— begin —

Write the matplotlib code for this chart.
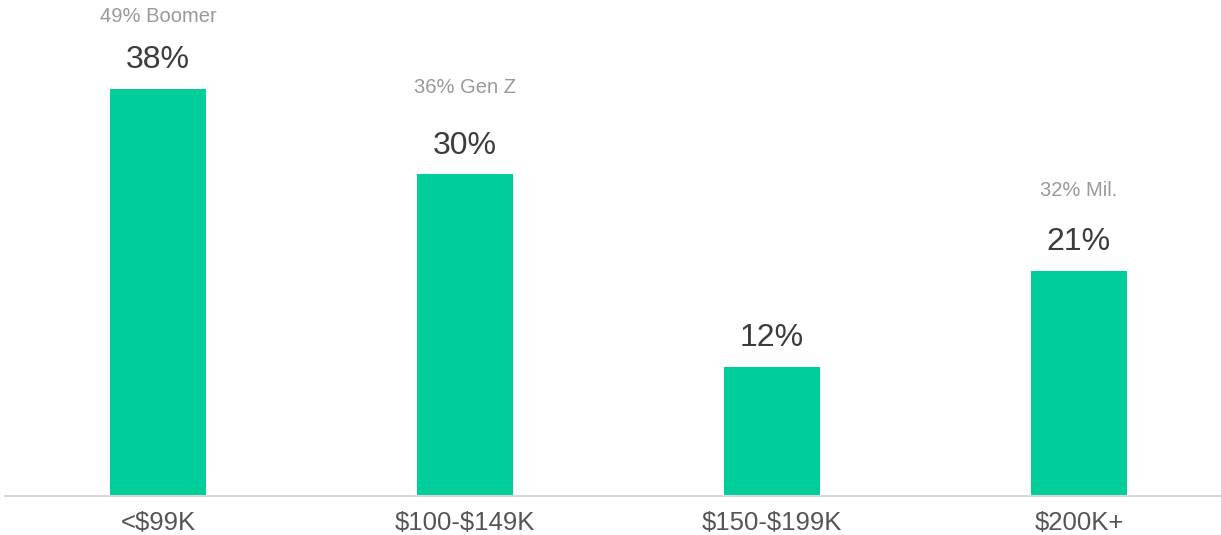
import matplotlib
matplotlib.use("Agg")
import matplotlib.pyplot as plt

categories = ["<$99K", "$100-$149K", "$150-$199K", "$200K+"]
values = [38, 30, 12, 21]
value_labels = ["38%", "30%", "12%", "21%"]
notes = ["49% Boomer", "36% Gen Z", "", "32% Mil."]
note_offsets_pt = [45, 56, 0, 51]  # vertical offsets above bar tops (points)

plt.rcParams['font.family'] = ['Liberation Sans', 'DejaVu Sans']
plt.rcParams['text.parse_math'] = False

fig = plt.figure(figsize=(12.21, 5.35), dpi=100)
ax = fig.add_axes([5/1221, 39/535, 1 - 5/1221, 496/535])

x = list(range(len(categories)))
bars = ax.bar(x, values, width=0.313, color="#00CE9A")

ax.set_xlim(-0.498, 3.463)
ax.set_ylim(0, 496/10.72)

for xi, v, lab, note, off in zip(x, values, value_labels, notes, note_offsets_pt):
    ax.annotate(lab, (xi, v), xytext=(0, 10), textcoords="offset points",
                ha="center", va="bottom", fontsize=23, color="#3c3c3c")
    if note:
        ax.annotate(note, (xi, v), xytext=(0, off), textcoords="offset points",
                    ha="center", va="bottom", fontsize=14.5, color="#999999")

for s in ["top", "right", "left"]:
    ax.spines[s].set_visible(False)
ax.spines["bottom"].set_color("#d9d9d9")
ax.spines["bottom"].set_linewidth(1.5)
ax.set_yticks([])
ax.set_xticks(x)
ax.set_xticklabels(categories, fontsize=18.5, color="#555555")
ax.tick_params(axis="x", length=0, pad=11)

fig.savefig("out.png", dpi=100)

— end —

- **Goal**
Reproduce the material in full, word for word, and omit the pictures.

- **Expected answer**
Write the matplotlib code for this chart.
import matplotlib
matplotlib.use("Agg")
import matplotlib.pyplot as plt

categories = ["<$99K", "$100-$149K", "$150-$199K", "$200K+"]
values = [38, 30, 12, 21]
value_labels = ["38%", "30%", "12%", "21%"]
notes = ["49% Boomer", "36% Gen Z", "", "32% Mil."]
note_offsets_pt = [45, 56, 0, 51]  # vertical offsets above bar tops (points)

plt.rcParams['font.family'] = ['Liberation Sans', 'DejaVu Sans']
plt.rcParams['text.parse_math'] = False

fig = plt.figure(figsize=(12.21, 5.35), dpi=100)
ax = fig.add_axes([5/1221, 39/535, 1 - 5/1221, 496/535])

x = list(range(len(categories)))
bars = ax.bar(x, values, width=0.313, color="#00CE9A")

ax.set_xlim(-0.498, 3.463)
ax.set_ylim(0, 496/10.72)

for xi, v, lab, note, off in zip(x, values, value_labels, notes, note_offsets_pt):
    ax.annotate(lab, (xi, v), xytext=(0, 10), textcoords="offset points",
                ha="center", va="bottom", fontsize=23, color="#3c3c3c")
    if note:
        ax.annotate(note, (xi, v), xytext=(0, off), textcoords="offset points",
                    ha="center", va="bottom", fontsize=14.5, color="#999999")

for s in ["top", "right", "left"]:
    ax.spines[s].set_visible(False)
ax.spines["bottom"].set_color("#d9d9d9")
ax.spines["bottom"].set_linewidth(1.5)
ax.set_yticks([])
ax.set_xticks(x)
ax.set_xticklabels(categories, fontsize=18.5, color="#555555")
ax.tick_params(axis="x", length=0, pad=11)

fig.savefig("out.png", dpi=100)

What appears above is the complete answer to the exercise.